Niños con problemas de aprendizaje, alumnos con dislexia, con altas capacidades intelectuales… Esa identificación temprana nos permitirá aplicar estrategias más ajustadas para optimizar el aprendizaje de los alumnos lo antes posible. Además, el aprendizaje debe ser positivo y que acontezca en un entorno divertido y estimulante. Algo así implica que seamos capaces de crear nuevos entornos, con profesores implicados y hábiles a la hora de involucrar a los alumnos en nuevos desafíos sin que el rigor académico se diluya.
Los niños recuerdan mejor la información si trabajan en grupos pequeños. Esos equipos conformados por distintos alumnos hace que el aprendizaje sea más dinámico y que aquello que se descubra, se convierta en un dato significativo. De este modo se estimula además la cooperación, el respeto…
Por otra parte, e chico/a también debe entender cómo aprende. Aún más, los neurólogos indican que nada sería mejor que enseñarles «funciones ejecutivas». Es decir, se trataría de darles pautas para que sepan, por ejemplo, cómo funciona la atención, cómo reconocer sus emociones, saber cuando están enojados, cansados, irritables, angustiados, tristes…etc. Asimismo, sería esencial que aprendieran a regular esas emociones para controlarse y conectarse mejor con las tareas.

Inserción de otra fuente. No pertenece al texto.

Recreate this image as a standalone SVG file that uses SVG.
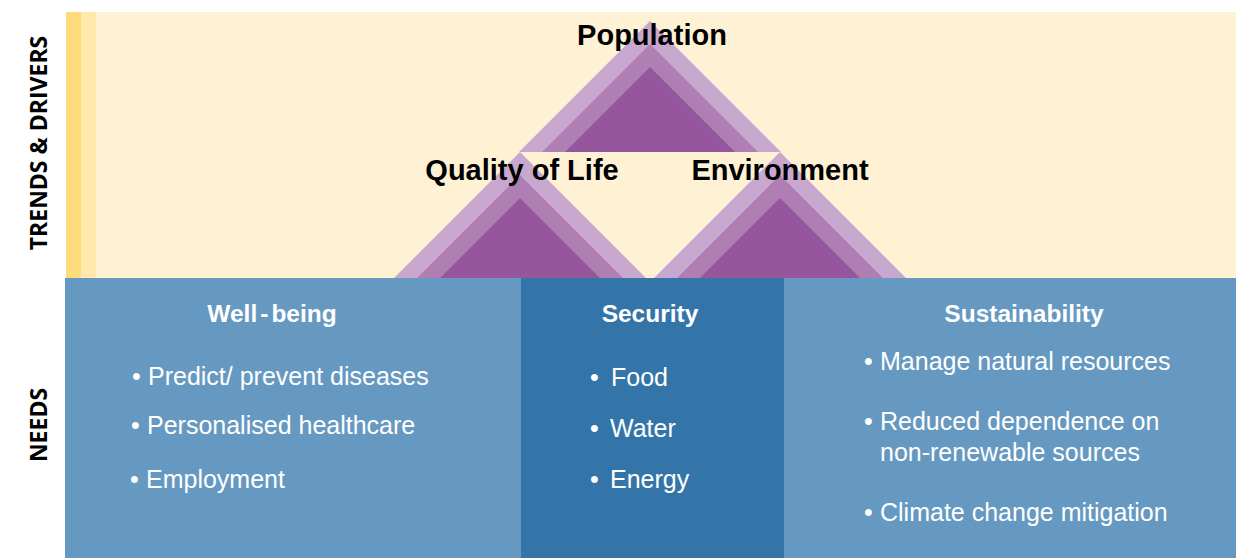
<svg xmlns="http://www.w3.org/2000/svg" width="1236" height="558" viewBox="0 0 1236 558">
<style>
.lbl{font-family:"Open Sans","Liberation Sans",sans-serif;font-weight:700;font-size:23px;fill:#000}
.tri{font-family:"Liberation Sans",Arial,sans-serif;font-weight:700;font-size:29px;fill:#000;text-anchor:middle}
.hd{font-family:"Liberation Sans",Arial,sans-serif;font-weight:700;font-size:24.5px;fill:#fff;text-anchor:middle}
.it{font-family:"Liberation Sans",Arial,sans-serif;font-size:25px;fill:#fff}
.l1{fill:#C9A8CF}.l2{fill:#AF7EB3}.l3{fill:#96569D}
</style>
<rect width="1236" height="558" fill="#fff"/>
<g id="trends-band">
<rect x="66" y="12" width="1170" height="266" fill="#FFF1D4"/>
<rect x="66" y="12" width="15" height="266" fill="#FFDB7B"/>
<rect x="81" y="12" width="15" height="266" fill="#FFE8AB"/>
</g>
<g id="population">
<polygon class="l1" points="650,21 781,152 519,152"/>
<polygon class="l2" points="650,44 758,152 542,152"/>
<polygon class="l3" points="650,67 735,152 565,152"/>
</g>
<g id="quality-of-life">
<polygon class="l1" points="520,152 646,278 394,278"/>
<polygon class="l2" points="520,175 623,278 417,278"/>
<polygon class="l3" points="520,198 600,278 440,278"/>
</g>
<g id="environment">
<polygon class="l1" points="780,152 906,278 654,278"/>
<polygon class="l2" points="780,175 883,278 677,278"/>
<polygon class="l3" points="780,198 860,278 700,278"/>
</g>
<g id="triangle-labels">
<text class="tri" x="652" y="45">Population</text>
<text class="tri" x="522" y="180">Quality of Life</text>
<text class="tri" x="780" y="180">Environment</text>
</g>
<g id="wellbeing">
<rect x="65" y="278" width="456" height="280" fill="#6699C1"/>
<text class="hd" x="272" y="322">Well<tspan dx="3">-</tspan><tspan dx="3">being</tspan></text>
<text class="it" y="385"><tspan x="132">•</tspan><tspan x="148">Predict/ prevent diseases</tspan></text>
<text class="it" y="434"><tspan x="131">•</tspan><tspan x="147">Personalised healthcare</tspan></text>
<text class="it" y="488"><tspan x="130">•</tspan><tspan x="146">Employment</tspan></text>
</g>
<g id="security">
<rect x="521" y="278" width="263" height="280" fill="#3475A9"/>
<text class="hd" x="650" y="322">Security</text>
<text class="it" y="386"><tspan x="590">•</tspan><tspan x="611">Food</tspan></text>
<text class="it" y="437"><tspan x="590">•</tspan><tspan x="610">Water</tspan></text>
<text class="it" y="488"><tspan x="590">•</tspan><tspan x="610">Energy</tspan></text>
</g>
<g id="sustainability">
<rect x="784" y="278" width="452" height="280" fill="#6699C1"/>
<text class="hd" x="1024" y="322">Sustainability</text>
<text class="it" y="370"><tspan x="864">•</tspan><tspan x="880">Manage natural resources</tspan></text>
<text class="it" y="430"><tspan x="864">•</tspan><tspan x="880">Reduced dependence on</tspan></text>
<text class="it" x="880" y="461">non-renewable sources</text>
<text class="it" y="521"><tspan x="864">•</tspan><tspan x="880">Climate change mitigation</tspan></text>
</g>
<g id="side-labels">
<text class="lbl" text-anchor="middle" transform="translate(47,143) rotate(-90)">TRENDS &amp; DRIVERS</text>
<text class="lbl" text-anchor="middle" transform="translate(47,425) rotate(-90)">NEEDS</text>
</g>
<g id="connectors"></g>
</svg>
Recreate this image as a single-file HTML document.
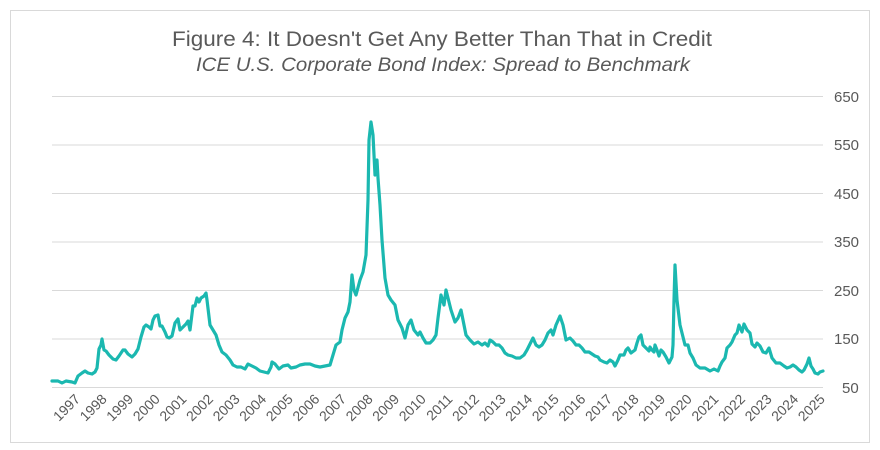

Es importante contar con tutorías cognitivas e instrucción individualizada. Este aspecto es sin duda uno de los más complicados a la hora de llevar a cabo. Necesitaríamos profesores entrenados en este ámbito, personas capaces de intuir, por ejemplo, qué canal de aprendizaje es el más idóneo para cada niño: cinestésico, auditivo, visual… Y, es prioritario saber cómo progresa el alumno en materia de atención, de inferencia de la información, en resolución de problemas, en motivación, en creatividad. Solo así podríamos diseñar mejores estrategias para que cada niño fuera capaz de alcanzar todo su potencial.

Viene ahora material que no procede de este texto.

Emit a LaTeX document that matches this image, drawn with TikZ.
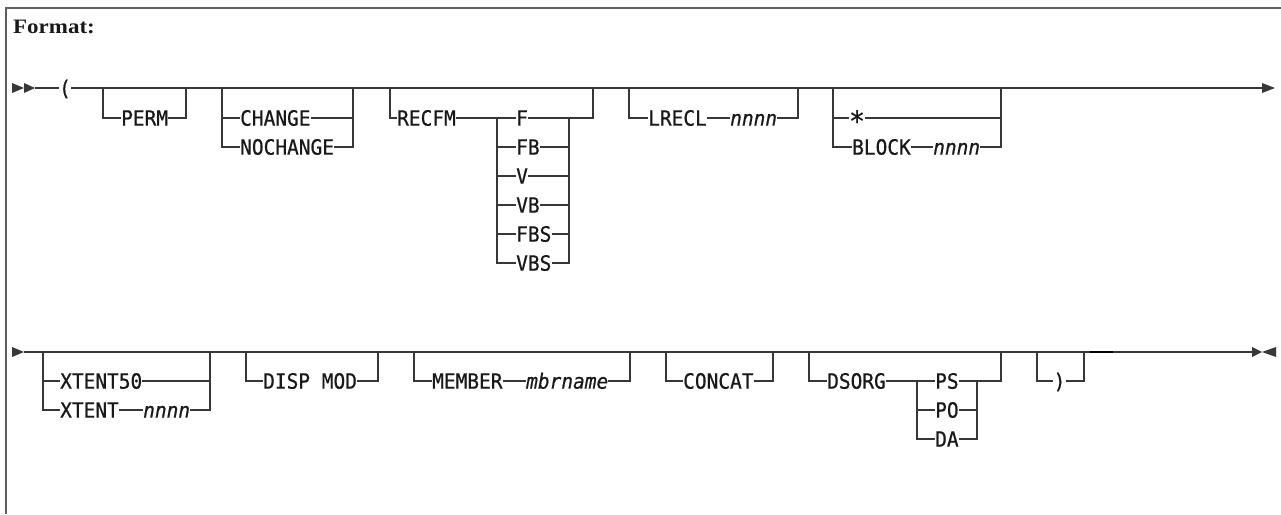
\documentclass[tikz,border=0pt]{standalone}
\usepackage{fontspec}
\newfontfamily\synfont[FakeStretch=0.927, RawFeature={embolden=0.7}]{DejaVu Sans Mono}
\newfontfamily\fmtfont[FakeStretch=1.12]{Liberation Serif}
\newcommand\syn{\synfont\fontsize{21pt}{24pt}\selectfont}
\definecolor{linec}{RGB}{55,55,55}
\definecolor{txtc}{RGB}{25,25,25}
\definecolor{framec}{RGB}{95,95,95}
\tikzset{
  ln/.style={draw=linec, line width=1.4pt},
  lbl/.style={inner sep=0pt, anchor=west, font=\syn, text=txtc, text height=15.3pt, text depth=0pt},
  var/.style={lbl, font=\syn\itshape},
  tip/.style={fill=linec},
  frame/.style={draw=framec, line width=2pt}
}
\begin{document}
\begin{tikzpicture}[x=1pt,y=-1pt]
\useasboundingbox (0,0) rectangle (1281,514);
% frame
\coordinate (fr1) at (6,514);
\coordinate (fr2) at (6,8);
\coordinate (fr3) at (1281,8);
\draw[frame] (fr1) -- (fr2) -- (fr3);
\node[anchor=base west, inner sep=0pt, text=txtc, font=\fmtfont\bfseries\fontsize{20.5}{24}\selectfont] (fmt) at (13,33) {Format:};

% ---------------- row 1 ----------------
\fill[tip] (12,83) -- (24,88) -- (12,93) -- cycle;
\fill[tip] (24,83) -- (35,88) -- (24,93) -- cycle;
\coordinate (st) at (35,88);
\node[lbl,anchor=center] (lp) at (65,88) {(};
\coordinate (end1) at (1262,88);
\draw[ln] (st) -- (lp.west);
\draw[ln] (lp.east) -- (end1);
\fill[tip] (1262,83) -- (1275,88) -- (1262,93) -- cycle;

% PERM
\coordinate (permL) at (103,88);
\coordinate (permR) at (186,88);
\node[lbl] (perm) at (121,118) {PERM};
\draw[ln] (permL) |- (perm.west);
\draw[ln] (perm.east) -| (permR);

% CHANGE / NOCHANGE
\coordinate (chL) at (222,88);
\coordinate (chR) at (353,88);
\node[lbl] (chg) at (240,118) {CHANGE};
\node[lbl] (nochg) at (240,147) {NOCHANGE};
\draw[ln] (chL) |- (nochg.west);
\draw[ln] (chL |- chg.west) -- (chg.west);
\draw[ln] (chg.east) -| (chR);
\draw[ln] (nochg.east) -| (chR);

% RECFM
\coordinate (rfL) at (390,88);
\coordinate (rfR) at (593,88);
\node[lbl] (recfm) at (397,118) {RECFM};
\coordinate (fL) at (497,118);
\coordinate (fR) at (569,118);
\draw[ln] (rfL) |- (recfm.west);
\draw[ln] (recfm.east) -- (fL);
\node[lbl] (f) at (516,118) {F};
\node[lbl] (fb) at (516,147) {FB};
\node[lbl] (v) at (516,176) {V};
\node[lbl] (vb) at (516,205) {VB};
\node[lbl] (fbs) at (516,234) {FBS};
\node[lbl] (vbs) at (516,263) {VBS};
\draw[ln] (fL) |- (vbs.west);
\draw[ln] (fL) -- (f.west);
\draw[ln] (fL |- fb.west) -- (fb.west);
\draw[ln] (fL |- v.west) -- (v.west);
\draw[ln] (fL |- vb.west) -- (vb.west);
\draw[ln] (fL |- fbs.west) -- (fbs.west);
\draw[ln] (f.east) -- (fR);
\draw[ln] (fb.east) -| (fR);
\draw[ln] (v.east) -| (fR);
\draw[ln] (vb.east) -| (fR);
\draw[ln] (fbs.east) -| (fR);
\draw[ln] (vbs.east) -| (fR);
\draw[ln] (fR) -| (rfR);

% LRECL
\coordinate (lrL) at (629,88);
\coordinate (lrR) at (798,88);
\node[lbl] (lrecl) at (648,118) {LRECL};
\node[var] (lrn) at (730,118) {nnnn};
\draw[ln] (lrL) |- (lrecl.west);
\draw[ln] (lrecl.east) -- (lrn.west);
\draw[ln] (lrn.east) -| (lrR);

% * / BLOCK
\coordinate (bkL) at (833,88);
\coordinate (bkR) at (1001,88);
\node[lbl,anchor=center] (star) at (857,118) {\raisebox{-5.5pt}{\scalebox{1.35}{*}}};
\node[lbl] (bl) at (852,147) {BLOCK};
\node[var] (bln) at (933,147) {nnnn};
\draw[ln] (bkL) |- (bl.west);
\draw[ln] (bkL |- star.west) -- (star.west);
\draw[ln] (star.east) -| (bkR);
\draw[ln] (bl.east) -- (bln.west);
\draw[ln] (bln.east) -| (bkR);

% ---------------- row 2 ----------------
\fill[tip] (12,347) -- (24,352) -- (12,357) -- cycle;
\coordinate (st2) at (24,352);
\coordinate (end2) at (1252,352);
\draw[ln] (st2) -- (end2);
\fill[tip] (1252,347) -- (1262,352) -- (1252,357) -- cycle;
\fill[tip] (1276,347) -- (1262,352) -- (1276,357) -- cycle;

% XTENT
\coordinate (xtL) at (43,352);
\coordinate (xtR) at (210,352);
\node[lbl] (xt50) at (60,381) {XTENT50};
\node[lbl] (xt) at (60,410) {XTENT};
\node[var] (xtn) at (143,410) {nnnn};
\draw[ln] (xtL) |- (xt.west);
\draw[ln] (xtL |- xt50.west) -- (xt50.west);
\draw[ln] (xt50.east) -| (xtR);
\draw[ln] (xt.east) -- (xtn.west);
\draw[ln] (xtn.east) -| (xtR);

% DISP MOD
\coordinate (dmL) at (246,352);
\coordinate (dmR) at (378,352);
\node[lbl] (dm) at (263,381) {DISP MOD};
\draw[ln] (dmL) |- (dm.west);
\draw[ln] (dm.east) -| (dmR);

% MEMBER
\coordinate (mbL) at (414,352);
\coordinate (mbR) at (630,352);
\node[lbl] (mb) at (432,381) {MEMBER};
\node[var] (mbn) at (526,381) {mbrname};
\draw[ln] (mbL) |- (mb.west);
\draw[ln] (mb.east) -- (mbn.west);
\draw[ln] (mbn.east) -| (mbR);

% CONCAT
\coordinate (ccL) at (666,352);
\coordinate (ccR) at (773,352);
\node[lbl] (cc) at (683,381) {CONCAT};
\draw[ln] (ccL) |- (cc.west);
\draw[ln] (cc.east) -| (ccR);

% DSORG
\coordinate (dsL) at (809,352);
\coordinate (dsR) at (1001,352);
\node[lbl] (ds) at (827,381) {DSORG};
\coordinate (pL) at (917,381);
\coordinate (pR) at (977,381);
\node[lbl] (ps) at (935,381) {PS};
\node[lbl] (po) at (935,410) {PO};
\node[lbl] (da) at (935,439) {DA};
\draw[ln] (dsL) |- (ds.west);
\draw[ln] (ds.east) -- (pL);
\draw[ln] (pL) |- (da.west);
\draw[ln] (pL) -- (ps.west);
\draw[ln] (pL |- po.west) -- (po.west);
\draw[ln] (ps.east) -- (pR);
\draw[ln] (po.east) -| (pR);
\draw[ln] (da.east) -| (pR);
\draw[ln] (pR) -| (dsR);

% )
\coordinate (rpL) at (1037,352);
\coordinate (rpR) at (1084,352);
\node[lbl,anchor=center] (rp) at (1059.5,381) {)};
\draw[ln] (rpL) |- (rp.west);
\draw[ln] (rp.east) -| (rpR);

% thick segment
\coordinate (tk1) at (1090,352);
\coordinate (tk2) at (1113,352);
\draw[line width=2.6pt, draw=black] (tk1) -- (tk2);
\end{tikzpicture}
\end{document}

Según la neuroeducación sería esencial hacer un cambio en materia de horarios escolares. Se han hecho estudios que demuestran, por ejemplo, que sería más adecuado que los descansos de verano fueran más cortos. La escuela debería durar todo el año pero estableciendo descansos frecuentes (por ejemplo, cada tres semanas un descanso de una semana). Asimismo, también sería necesario un cambio en los centros de secundaria. Lo ideal es que la clases empezaran entre las 10.30 y 11 horas. Según la neurociencia los adolescentes necesitan dormir más horas y sus cerebros aún no están receptivos a primera hora de la mañana.

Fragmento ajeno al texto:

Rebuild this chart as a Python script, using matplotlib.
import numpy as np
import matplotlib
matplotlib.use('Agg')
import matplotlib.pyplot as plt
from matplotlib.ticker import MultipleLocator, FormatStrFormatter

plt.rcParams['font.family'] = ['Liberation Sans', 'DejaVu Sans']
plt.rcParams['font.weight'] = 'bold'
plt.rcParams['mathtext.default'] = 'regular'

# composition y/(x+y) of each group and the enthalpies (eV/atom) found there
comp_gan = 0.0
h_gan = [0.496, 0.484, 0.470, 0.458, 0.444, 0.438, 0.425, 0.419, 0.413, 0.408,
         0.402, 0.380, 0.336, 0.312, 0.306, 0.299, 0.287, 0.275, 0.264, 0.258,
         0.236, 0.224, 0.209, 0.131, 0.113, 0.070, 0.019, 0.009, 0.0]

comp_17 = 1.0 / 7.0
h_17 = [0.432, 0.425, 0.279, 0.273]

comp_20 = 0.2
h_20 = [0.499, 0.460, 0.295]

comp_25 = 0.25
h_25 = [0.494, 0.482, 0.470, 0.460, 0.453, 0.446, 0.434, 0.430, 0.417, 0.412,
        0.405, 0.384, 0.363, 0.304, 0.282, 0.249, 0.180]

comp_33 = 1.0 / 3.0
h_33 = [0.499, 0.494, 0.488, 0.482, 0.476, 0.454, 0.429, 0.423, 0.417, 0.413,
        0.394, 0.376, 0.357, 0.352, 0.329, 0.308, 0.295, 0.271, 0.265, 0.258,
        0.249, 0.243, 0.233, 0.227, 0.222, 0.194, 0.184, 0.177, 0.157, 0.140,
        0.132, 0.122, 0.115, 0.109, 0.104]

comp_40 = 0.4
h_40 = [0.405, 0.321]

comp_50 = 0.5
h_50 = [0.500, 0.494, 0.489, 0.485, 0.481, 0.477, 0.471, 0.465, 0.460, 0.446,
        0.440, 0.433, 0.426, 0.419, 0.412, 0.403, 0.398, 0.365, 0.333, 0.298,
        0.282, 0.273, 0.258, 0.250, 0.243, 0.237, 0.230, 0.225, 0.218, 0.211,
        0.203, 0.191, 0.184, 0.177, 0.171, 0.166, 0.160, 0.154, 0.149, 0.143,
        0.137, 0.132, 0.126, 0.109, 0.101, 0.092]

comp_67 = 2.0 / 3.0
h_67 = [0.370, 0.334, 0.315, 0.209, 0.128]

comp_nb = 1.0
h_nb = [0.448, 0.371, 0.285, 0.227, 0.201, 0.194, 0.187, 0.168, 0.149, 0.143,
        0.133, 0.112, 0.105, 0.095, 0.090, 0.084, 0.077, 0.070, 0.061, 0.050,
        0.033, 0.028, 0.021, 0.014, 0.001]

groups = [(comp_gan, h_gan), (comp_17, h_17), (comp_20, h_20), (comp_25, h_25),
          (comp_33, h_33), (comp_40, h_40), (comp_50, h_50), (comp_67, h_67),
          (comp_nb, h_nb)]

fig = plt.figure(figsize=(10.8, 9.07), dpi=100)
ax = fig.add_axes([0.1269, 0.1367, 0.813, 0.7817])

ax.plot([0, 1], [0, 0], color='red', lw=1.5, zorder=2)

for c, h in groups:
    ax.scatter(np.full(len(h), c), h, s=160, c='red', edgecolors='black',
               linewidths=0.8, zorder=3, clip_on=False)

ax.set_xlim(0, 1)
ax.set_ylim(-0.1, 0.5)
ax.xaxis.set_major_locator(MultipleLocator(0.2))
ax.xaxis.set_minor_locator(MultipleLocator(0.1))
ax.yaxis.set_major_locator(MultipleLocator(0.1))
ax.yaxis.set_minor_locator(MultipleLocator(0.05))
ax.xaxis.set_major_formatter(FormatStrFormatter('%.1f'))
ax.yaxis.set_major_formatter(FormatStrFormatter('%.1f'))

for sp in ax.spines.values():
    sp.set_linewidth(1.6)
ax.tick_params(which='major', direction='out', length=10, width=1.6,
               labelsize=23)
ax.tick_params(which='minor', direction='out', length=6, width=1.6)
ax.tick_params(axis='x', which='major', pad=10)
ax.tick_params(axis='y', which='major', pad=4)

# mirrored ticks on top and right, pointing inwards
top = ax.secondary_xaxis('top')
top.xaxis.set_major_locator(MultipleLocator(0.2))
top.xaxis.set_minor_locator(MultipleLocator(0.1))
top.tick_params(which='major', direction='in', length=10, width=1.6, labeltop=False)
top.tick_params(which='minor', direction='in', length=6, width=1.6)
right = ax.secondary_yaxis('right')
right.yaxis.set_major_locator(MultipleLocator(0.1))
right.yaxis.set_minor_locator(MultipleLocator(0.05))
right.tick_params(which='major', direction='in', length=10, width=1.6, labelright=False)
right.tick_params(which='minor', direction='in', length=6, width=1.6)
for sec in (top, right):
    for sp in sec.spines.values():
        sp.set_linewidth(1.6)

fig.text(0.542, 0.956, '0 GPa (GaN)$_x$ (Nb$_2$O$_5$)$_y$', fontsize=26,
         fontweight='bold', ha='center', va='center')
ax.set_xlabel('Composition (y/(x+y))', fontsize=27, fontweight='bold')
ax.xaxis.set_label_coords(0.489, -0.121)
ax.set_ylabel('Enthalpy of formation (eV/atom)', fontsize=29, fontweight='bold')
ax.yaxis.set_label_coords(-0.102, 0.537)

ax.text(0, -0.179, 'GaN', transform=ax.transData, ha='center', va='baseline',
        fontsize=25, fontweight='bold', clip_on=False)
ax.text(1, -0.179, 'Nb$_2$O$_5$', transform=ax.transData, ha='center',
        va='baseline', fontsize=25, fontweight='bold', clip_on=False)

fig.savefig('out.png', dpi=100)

A medida que nuestra comprensión del cerebro y el aprendizaje mejore, es esencial que todos esos avances se apliquen al campo de la enseñanza. No podemos quedarnos atrás, no podemos seguir instaurados en mecanismos obsoletos que dan forma a alumnos sin motivación, a niños frustrados y a padres cada vez más preocupados. Hay que atreverse a innovar y sobre todo a estar en sintonía con el propio desarrollo cerebral del niño. Solo así le permitiremos dar lo mejor de él, solo así tendremos a alumnos verdaderamente implicados en su propio aprendizaje.